The Arizona Diamondbacks traded away an All-Star pitcher for the second time in a week, sending right-hander Edwin Jackson to the Chicago White Sox on Friday for rookie Daniel Hudson and prospect David Holmberg.

Arizona shipped three-time All-Star Dan Haren to the Los Angeles Angels for left-hander Joe Saunders and three other players last week. The last-place Diamondbacks continued their rebuilding project by moving Jackson, an All-Star in 2009 who tossed the second no-hitter in franchise history June 25 against Tampa Bay.

"Edwin Jackson did a terrific job. We appreciate everything he's done for us," Diamondbacks interim general manager Jerry Dipoto said. "He threw a big no-hitter for us against Tampa Bay and was a quality individual who brought a lot to our team, but we felt like this was a great opportunity for us to build toward the future with Daniel Hudson and even further in the future with a prospect like David Holmberg."

Arizona's purge gives Chicago a solid addition to its rotation, which is missing injured right-hander Jake Peavy, the 2007 NL Cy Young Award winner. The White Sox have a 1½-game lead in the AL Central over Minnesota.

Jackson was 6-10 with a 5.16 ERA in 21 starts for the Diamondbacks this year, coming off an All-Star season in which he went 13-9 with a 3.62 ERA in 33 starts covering 214 innings for Detroit.

The 27-year-old has exceptional stuff, but has been known to have control problems. Jackson issued eight walks in his 149-pitch no-hitter against the Rays and averages more than four walks per nine innings, well above the league average.

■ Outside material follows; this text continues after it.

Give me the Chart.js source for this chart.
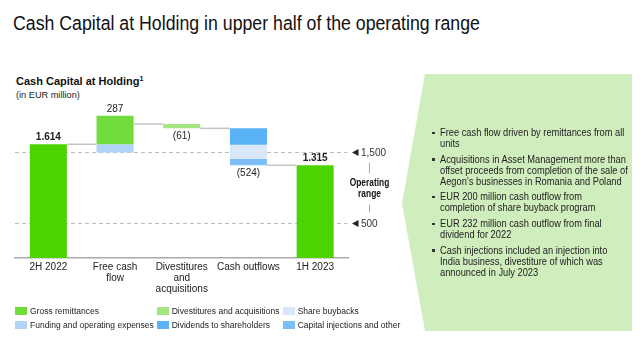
<!DOCTYPE html>
<html>
<head>
<meta charset="utf-8">
<script src="https://cdn.jsdelivr.net/npm/chart.js@4.4.0/dist/chart.umd.min.js"></script>
<style>
  html, body { margin: 0; padding: 0; background: #fff; }
  body { width: 640px; height: 340px; position: relative; overflow: hidden; font-family: "Liberation Sans", Arial, sans-serif; color: #222; }
  #chart { position: absolute; left: 0; top: 0; z-index: 1; }
  .title { position: absolute; left: 13px; top: 13px; font-size: 20px; line-height: 20px; color: #111; white-space: nowrap; transform: scaleX(0.886); transform-origin: 0 0; }
  .chart-title { position: absolute; left: 16px; top: 75.5px; font-size: 11px; line-height: 11px; font-weight: bold; color: #111; white-space: nowrap; }
  .chart-title sup { font-size: 7px; line-height: 0; vertical-align: 4px; }
  .unit { position: absolute; left: 16px; top: 91px; font-size: 9.2px; line-height: 9.2px; color: #222; white-space: nowrap; }
  .panel { position: absolute; left: 402px; top: 74px; width: 230px; height: 257px; background: #cfedbd;
           clip-path: polygon(23px 0, 100% 0, 100% 100%, 23px 100%, 0 129px); }
  .bullets { position: absolute; left: 440px; top: 127.3px; z-index: 2; font-size: 10.5px; line-height: 11px; color: #222; }
  .bullets div { position: relative; margin-bottom: 4.6px; white-space: nowrap; }
  .bullets div span { display: inline-block; transform: scaleX(0.885); transform-origin: 0 0; }
  .bullets div::before { content: ""; position: absolute; left: -8px; top: 4.5px; width: 2.5px; height: 2.5px; background: #333; }
  #legend { position: absolute; left: 15px; top: 304.5px; z-index: 2; display: grid; grid-template-columns: 141.7px 126px auto; grid-template-rows: 13.4px 13.4px; grid-auto-flow: column; font-size: 8.5px; color: #222; }
  #legend span.item { display: flex; align-items: center; white-space: nowrap; }
  #legend i { display: inline-block; width: 12px; height: 8px; margin-right: 3px; }
</style>
</head>
<body>
<div class="title">Cash Capital at Holding in upper half of the operating range</div>
<div class="chart-title">Cash Capital at Holding<sup>1</sup></div>
<div class="unit">(in EUR million)</div>
<div class="panel"></div>
<div class="bullets">
  <div><span>Free cash flow driven by remittances from all<br>units</span></div>
  <div><span>Acquisitions in Asset Management more than<br>offset proceeds from completion of the sale of<br>Aegon’s businesses in Romania and Poland</span></div>
  <div><span>EUR 200 million cash outflow from<br>completion of share buyback program</span></div>
  <div><span>EUR 232 million cash outflow from final<br>dividend for 2022</span></div>
  <div><span>Cash injections included an injection into<br>India business, divestiture of which was<br>announced in July 2023</span></div>
</div>
<canvas id="chart" width="640" height="340"></canvas>
<div id="legend"></div>
<script>
// categories and values (EUR million)
const categories = [['2H 2022'], ['Free cash', 'flow'], ['Divestitures', 'and', 'acquisitions'], ['Cash outflows'], ['1H 2023']];
const holdingTotals = [1614, null, null, null, 1315];
const grossRemittances = [null, 404, null, null, null];
const fundingExpenses = [null, -117, null, null, null];
const divestitures = [null, null, -61, null, null];
const dividends = [null, null, null, -232, null];
const shareBuybacks = [null, null, null, -200, null];
const capitalInjections = [null, null, null, -92, null];
const valueLabels = ['1.614', '287', '(61)', '(524)', '1.315'];
const rangeLevels = [1500, 500];
const rangeLabels = ['1,500', '500'];

const seriesNames = ['Gross remittances', 'Funding and operating expenses', 'Divestitures and acquisitions',
                     'Dividends to shareholders', 'Share buybacks', 'Capital injections and other'];
const seriesColors = ['#71dc3c', '#b0d5f8', '#a4e581', '#5ab2f7', '#d8e8f8', '#7ebef6'];
const totalColor = '#4dd300';

// turn the steps into floating bars
const steps = [grossRemittances, fundingExpenses, divestitures, dividends, shareBuybacks, capitalInjections];
const ranges = steps.map(() => categories.map(() => null));
const levels = [];
let level = holdingTotals[0];
levels.push(level);
for (let j = 1; j < categories.length - 1; j++) {
    let up = level, down = level, net = 0;
    steps.forEach((s, i) => {
        const v = s[j];
        if (v == null) return;
        if (v >= 0) { ranges[i][j] = [up, up + v]; up += v; }
        else { ranges[i][j] = [down + v, down]; down += v; }
        net += v;
    });
    level += net;
    levels.push(level);
}

const barStyle = { grouped: false, barPercentage: 0.555, categoryPercentage: 1, borderWidth: 0 };
const datasets = [{
    label: 'Total',
    data: holdingTotals.map(v => v == null ? null : [0, v]),
    backgroundColor: totalColor,
    ...barStyle
}];
steps.forEach((s, i) => {
    datasets.push({ label: seriesNames[i], data: ranges[i], backgroundColor: seriesColors[i], ...barStyle });
});

const overlay = {
    id: 'overlay',
    beforeDatasetsDraw(chart) {
        const { ctx, chartArea, scales: { y } } = chart;
        ctx.save();
        ctx.strokeStyle = '#bdbdbd';
        ctx.lineWidth = 1;
        ctx.setLineDash([4, 3]);
        rangeLevels.forEach(v => {
            const py = Math.round(y.getPixelForValue(v)) + 0.5;
            ctx.beginPath();
            ctx.moveTo(chartArea.left, py);
            ctx.lineTo(chartArea.right - 1, py);
            ctx.stroke();
        });
        ctx.restore();
    },
    afterDatasetsDraw(chart) {
        const { ctx, scales: { x, y } } = chart;
        const half = chart.getDatasetMeta(0).data[0].width / 2;
        ctx.save();

        // connectors between bars
        ctx.strokeStyle = '#c4c4c4';
        ctx.lineWidth = 1.5;
        levels.forEach((lv, j) => {
            const py = y.getPixelForValue(lv);
            ctx.beginPath();
            ctx.moveTo(x.getPixelForValue(j) + half, py);
            ctx.lineTo(x.getPixelForValue(j + 1) - half, py);
            ctx.stroke();
        });

        // value labels
        ctx.fillStyle = '#222';
        ctx.textAlign = 'center';
        ctx.textBaseline = 'middle';
        categories.forEach((c, j) => {
            let top = -Infinity, bottom = Infinity, net = 0;
            if (holdingTotals[j] != null) { top = holdingTotals[j]; bottom = 0; }
            ranges.forEach(r => {
                if (r[j]) { top = Math.max(top, r[j][1]); bottom = Math.min(bottom, r[j][0]); }
            });
            steps.forEach(s => { if (s[j] != null) net += s[j]; });
            const isTotal = holdingTotals[j] != null;
            ctx.font = (isTotal ? 'bold ' : '') + '10px "Liberation Sans", Arial, sans-serif';
            const px = x.getPixelForValue(j);
            if (isTotal || net >= 0) ctx.fillText(valueLabels[j], px, y.getPixelForValue(top) - 7);
            else ctx.fillText(valueLabels[j], px, y.getPixelForValue(bottom) + 7.5);
        });

        // operating range marks
        ctx.textAlign = 'left';
        ctx.font = '10px "Liberation Sans", Arial, sans-serif';
        const ys = rangeLevels.map(v => Math.round(y.getPixelForValue(v)) + 0.5);
        ys.forEach((py, i) => {
            ctx.fillStyle = '#222';
            ctx.beginPath();
            ctx.moveTo(352, py);
            ctx.lineTo(358.5, py - 3.5);
            ctx.lineTo(358.5, py + 3.5);
            ctx.closePath();
            ctx.fill();
            ctx.fillStyle = '#333';
            ctx.fillText(rangeLabels[i], 361, py + 0.5);
        });
        const mid = (ys[0] + ys[1]) / 2;
        ctx.strokeStyle = '#aaa';
        ctx.lineWidth = 1;
        ctx.beginPath();
        ctx.moveTo(369.5, ys[0] + 10); ctx.lineTo(369.5, ys[0] + 21);
        ctx.moveTo(369.5, ys[1] - 19); ctx.lineTo(369.5, ys[1] - 11);
        ctx.stroke();
        // narrow bold label
        ctx.fillStyle = '#111';
        ctx.textAlign = 'center';
        ctx.font = 'bold 11px "Liberation Sans", Arial, sans-serif';
        ctx.translate(369.5, mid);
        ctx.scale(0.76, 1);
        ctx.fillText('Operating', 0, -5);
        ctx.fillText('range', 0, 5.5);
        ctx.restore();
    }
};

new Chart(document.getElementById('chart'), {
    type: 'bar',
    data: { labels: categories, datasets: datasets },
    options: {
        responsive: false,
        animation: false,
        layout: { padding: { left: 15, right: 291.5, top: 103, bottom: 0 } },
        plugins: { legend: { display: false }, tooltip: { enabled: false } },
        scales: {
            x: {
                grid: { display: false, drawTicks: false },
                border: { display: true, color: '#aaa', width: 1.5 },
                ticks: {
                    color: '#222',
                    font: { family: '"Liberation Sans", Arial, sans-serif', size: 10, lineHeight: 1.1 },
                    padding: 3.5, maxRotation: 0, autoSkip: false
                },
                afterFit(scale) { scale.height = 82; }
            },
            y: { display: false, min: 0, max: 2200 }
        }
    },
    plugins: [overlay]
});

// legend (column order like the slide)
const legend = document.getElementById('legend');
seriesNames.forEach((name, i) => {
    const item = document.createElement('span');
    item.className = 'item';
    item.innerHTML = '<i style="background:' + seriesColors[i] + '"></i>' + name;
    legend.appendChild(item);
});
</script>
</body>
</html>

The White Sox also recalled right-hander Lucas Harrell from Triple-A Charlotte and he beat Oakland 6-1 Friday night in his major league debut while starting in place of Hudson. Harrell was 9-9 with a 4.24 ERA and 73 strikeouts in 22 starts with Charlotte this season.

The move makes the Diamondbacks younger and allows them to trim the nearly $10 million in salary Jackson is due through 2011 under the two-year contract he signed before this season.

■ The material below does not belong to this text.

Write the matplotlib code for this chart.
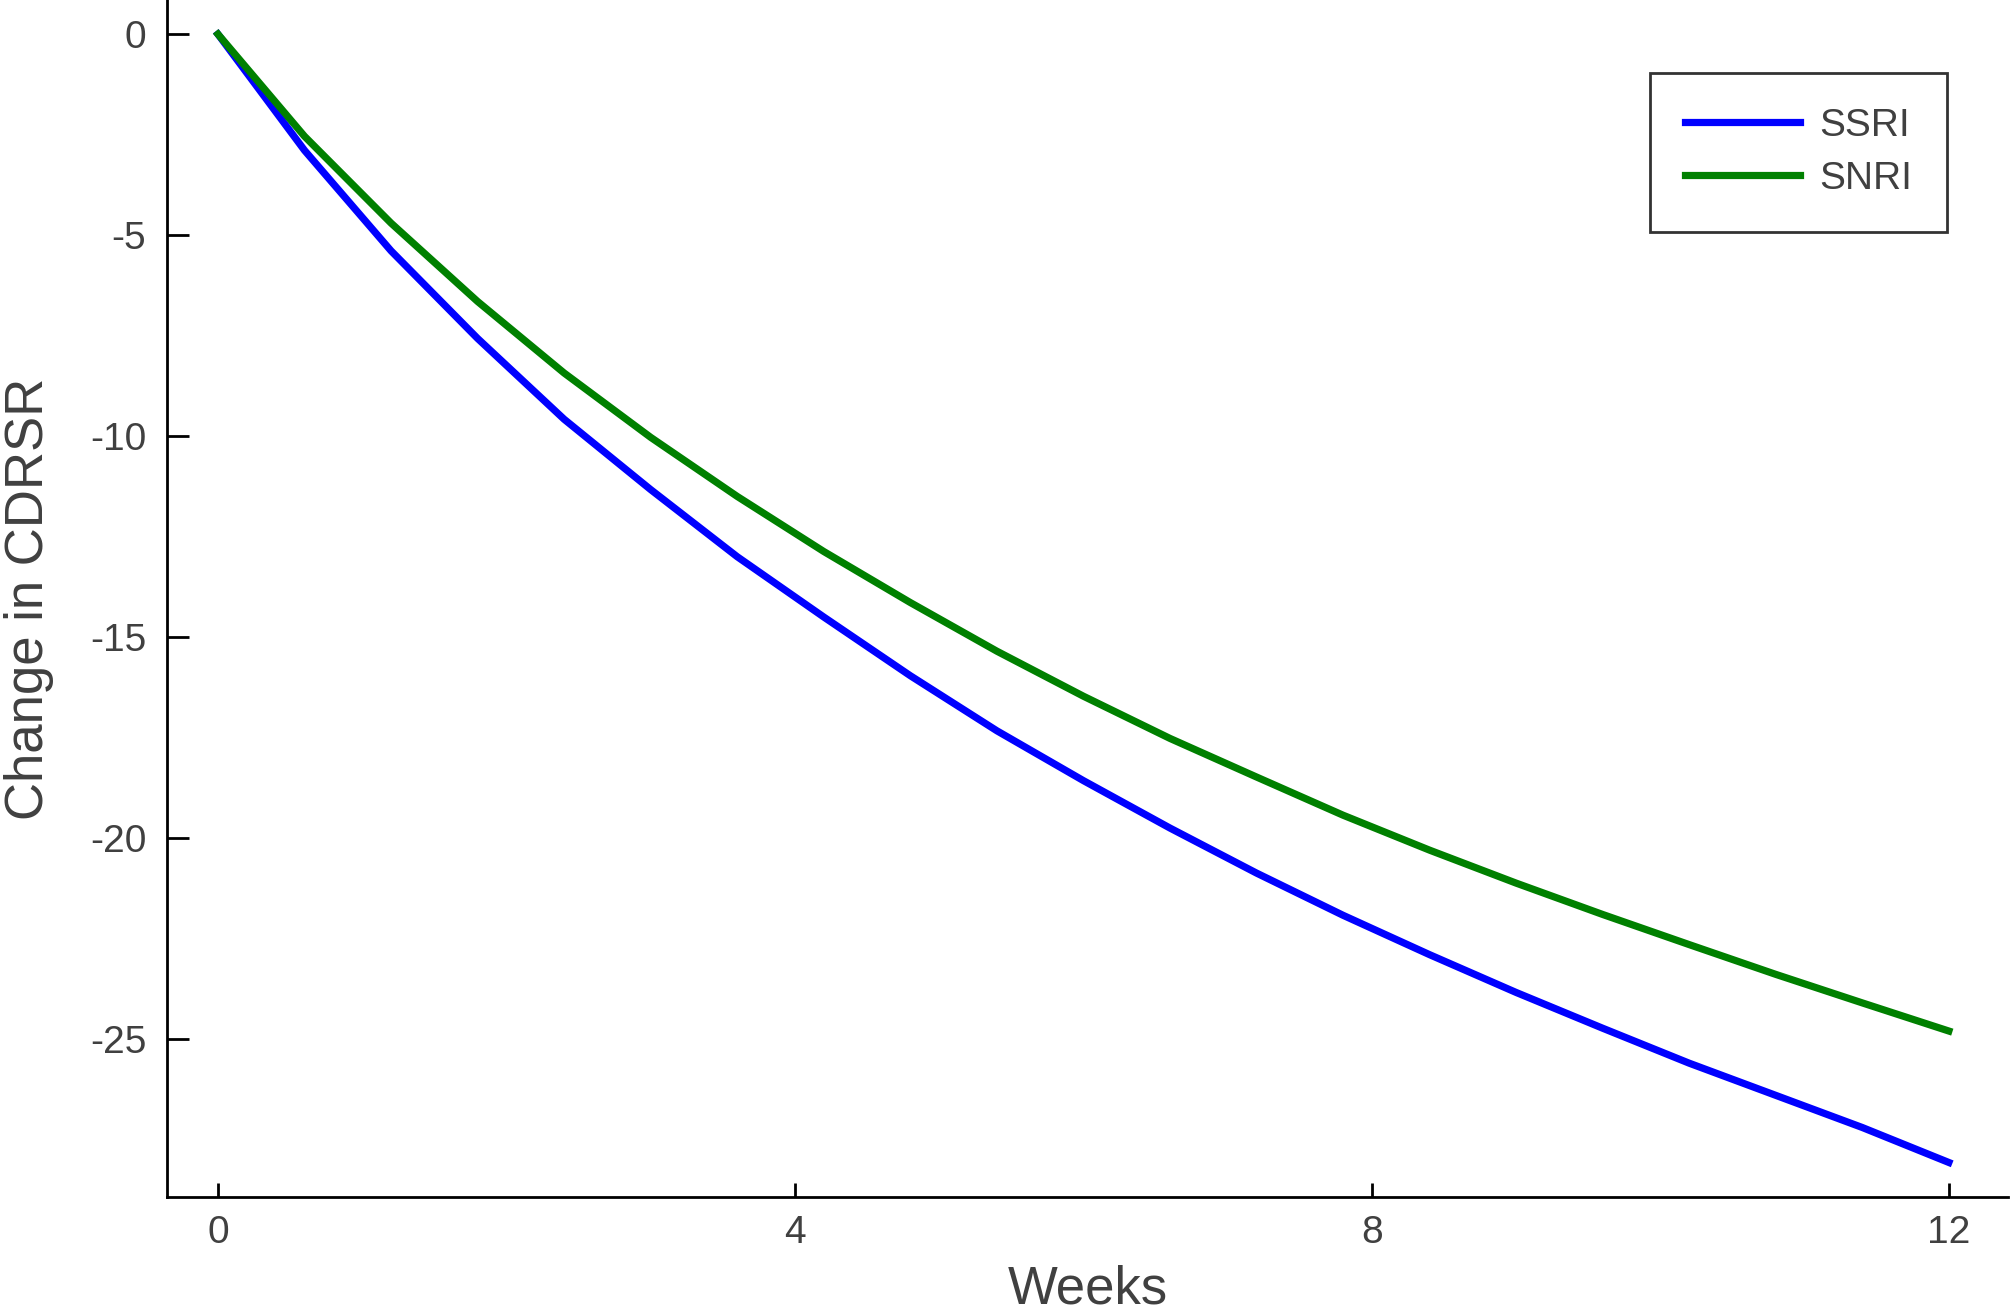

"I have nothing but good things to say about Edwin," Arizona interim manager Kirk Gibson said in New York before his team played the Mets. "We hate to lose him. At the same time, we've picked up an important part for our future and maybe it gives us some flexibility for the future to improve some things around here."

Hudson, a 23-year-old right-hander, has been one of Chicago's top prospects since being selected by the White Sox in the fifth round of the 2008 amateur draft, going 30-13 with a 2.90 ERA in 57 minor league games from 2008-10. He was Chicago's minor league pitcher of the year last season and has made three starts in the majors this year, going 1-1 with a 6.32 ERA.

He joined the Diamondbacks on Friday night and is slated to start Sunday's series finale against the Mets.

"Sometimes stuff like that has to happen. It's a business. I think they want to make a move to improve their team, they don't really care what anyone thinks about it," Hudson said. "I was having fun over there and I expect to have fun over here."

Hudson was 2-2 with a 7.34 ERA in nine games with the White Sox over the past two seasons.

"Looks like we picked up a good young prospect," Gibson said, adding that the scouting report he read indicated Hudson had good stuff and fine makeup. "I guess he's the kind of guy who's projected to be a pretty darn good starter."

Holmberg, a 19-year-old left-hander, was a second-round pick by the White Sox last year and has spent the past two seasons in the lower levels of the organization, going 3-3 with a 4.02 ERA in 21 games, including 14 starts.

"We're trying to create as much flexibility and change the structure of the way our team is built, take more of a look toward developing into the future while creating enough flexibility to shift pieces around so as we go into the offseason we can address some of the holes we have," Dipoto said. "We're a last-place team and have been for two years, and this is an opportunity for us to address our short- and long-term goals, which is to put a quality major league club on the field."